First, due to the uncertainty of it happening and of the specific exiting process. In other words, we don’t have yet responses for critical questions: will it happen? When will it happen? How will it happen? All this makes it really problematic to address matters that relate to the UK and that are key for dealing with structural EU issues – migration and border security among those. If anything, the guess game on Brexit will eventually shape the migration policies of both the UK and the EU, while it remains unknown exactly how that will happen.
Second, due to one certainty Brexit poses: the fact that the UK will no longer be a contributor for the next 7 years budget. Considering the promises made by Ursula Von Der Leyen, but also the problems that the EU needs to deal with in the following years, it’s clear that the budget, in terms of the amount of money that the EU invest for its well-being, needs to at least be similar with past budgets. Brussels simply can’t afford less money. Mathematically, that means that the contributions of those remaining in the EU need to increase. Which, in turn, means the net contributors must increase their contributions. It is therefore expected that not only negotiations, but also political debates start in the EU member states with regard to the levels of national contributions.
It is always the voter who decides the politicians’ fate – and ultimately the politics of a state. That stands also for EU politics. It is the national states who need to agree on “how much?” and “what for” when talking about the EU budget, even if it is Brussels who initiates the discussions. The national states are bound by their national interests, while they are led by politicians that have to respond back to their voters. This is why, in the case of the next multi-annual financial framework (MFF) – or, in short, the next 7 years budget for the EU, Brussels will need to convince the European citizens, more than anyone else.
But, the hard work really begins after 2021. With all the politics involved, getting the member states promise an increase of their contribution will be relatively easy in 2020. The uncertainties posed by Brexit have resulted into a more careful consideration of the EU for the regular voter in Europe. In the same time, since the Brexit vote, France and Germany debates about reforming the EU have made the Europeans willing to give Brussels another chance. But it is how Brussels will tackle, yet again, the stringent socio-economic problems (which are unequally dispersed throughout the EU) that will determine the future of the EU. Therefore, it all really depends on Brussels performance during the next 5 years – and that includes the manner in which the EU member states (national leadership) negotiate their stance in relation to Brussels.
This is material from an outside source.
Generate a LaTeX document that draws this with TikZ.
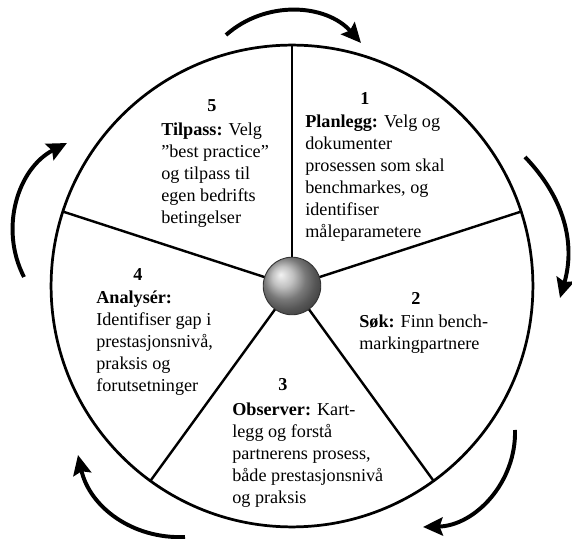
\documentclass[tikz,border=0pt]{standalone}
\usepackage{fontspec}
\setmainfont{Liberation Serif}
\usepackage{tikz}
\usetikzlibrary{arrows.meta,shapes}

\begin{document}
\begin{tikzpicture}[
    x=0.66pt, y=0.66pt,
    wheel/.style={circle, draw, line width=1.8pt, minimum size=318pt, inner sep=0pt, outer sep=0pt},
    spoke/.style={line width=1.6pt},
    hub/.style={circle, draw=black!80, line width=0.6pt, ball color=gray!65, minimum size=38pt, inner sep=0pt},
    stage/.style={anchor=north west, align=left, inner sep=0pt, font=\fontsize{12}{14.5}\selectfont},
    num/.style={inner sep=0pt, font=\fontsize{12}{14.5}\selectfont\bfseries},
    turn/.style={-{Stealth[length=13pt, width=12pt, inset=2pt]}, line width=2.6pt}
]
\useasboundingbox (-292,-253) rectangle (280,286);

\node[wheel] (rim) at (0,0) {};
\foreach \a in {90,18,-54,-126,162}
    \draw[spoke] (rim.center) -- (rim.\a);
\node[hub] (hub) at (0,0) {};

% stage numbers
\node[num] (n1) at (73,187) {1};
\node[num] (n2) at (124,-12) {2};
\node[num] (n3) at (-9,-99) {3};
\node[num] (n4) at (-154,11) {4};
\node[num] (n5) at (-80,180) {5};

% stage texts
\node[stage] (s1) at (13,171) {\textbf{Planlegg:} Velg og\\dokumenter\\prosessen som skal\\benchmarkes, og\\identifiser\\måleparametere};
\node[stage] (s2) at (67,-29) {\textbf{Søk:} Finn bench-\\markingpartnere};
\node[stage] (s3) at (-60,-117) {\textbf{Observer:} Kart-\\legg og forstå\\partnerens prosess,\\både prestasjonsnivå\\og praksis};
\node[stage] (s4) at (-196,-5) {\textbf{Analysér:}\\Identifiser gap i\\prestasjonsnivå,\\praksis og\\forutsetninger};
\node[stage] (s5) at (-131,163) {\textbf{Tilpass:} Velg\\”best practice”\\og tilpass til\\egen bedrifts\\betingelser};

% turning arrows
\coordinate (a1s) at (-66,251);
\coordinate (a1e) at (69,243);
\coordinate (a2s) at (233,129);
\coordinate (a2e) at (268,-12);
\coordinate (a3s) at (223,-144);
\coordinate (a3e) at (131,-241);
\coordinate (a4s) at (-107,-251);
\coordinate (a4e) at (-214,-169);
\coordinate (a5s) at (-268,9);
\coordinate (a5e) at (-225,143);

\draw[turn] (a1s) to[bend left=45] (a1e);
\draw[turn] (a2s) to[bend left=30] (a2e);
\draw[turn] (a3s) to[bend left=45] (a3e);
\draw[turn] (a4s) to[bend left=40] (a4e);
\draw[turn] (a5s) to[bend left=45] (a5e);

\end{tikzpicture}
\end{document}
Brussels performance determines how the average voter perceives the EU politics and how the political game in Brussels influences the voter’s life, in a way that it matters. The proposals for reforms, both by the Junker Commission and by Von Der Leyen, aim at solving the trust issue, a problem that increased during the last decade, as the social and economic problems unfolded. The voter trusting the national politician, the political processes but also the voter trusting the European apparatus representing the European citizens’ interests was slowly turned down. Or so has been the voter’s perception. At the core, that’s why the vote for Brexit happened. Without trust, no process, no institution can survive. Therefore, it remains to be seen how and if these reform proposals deliver…trust.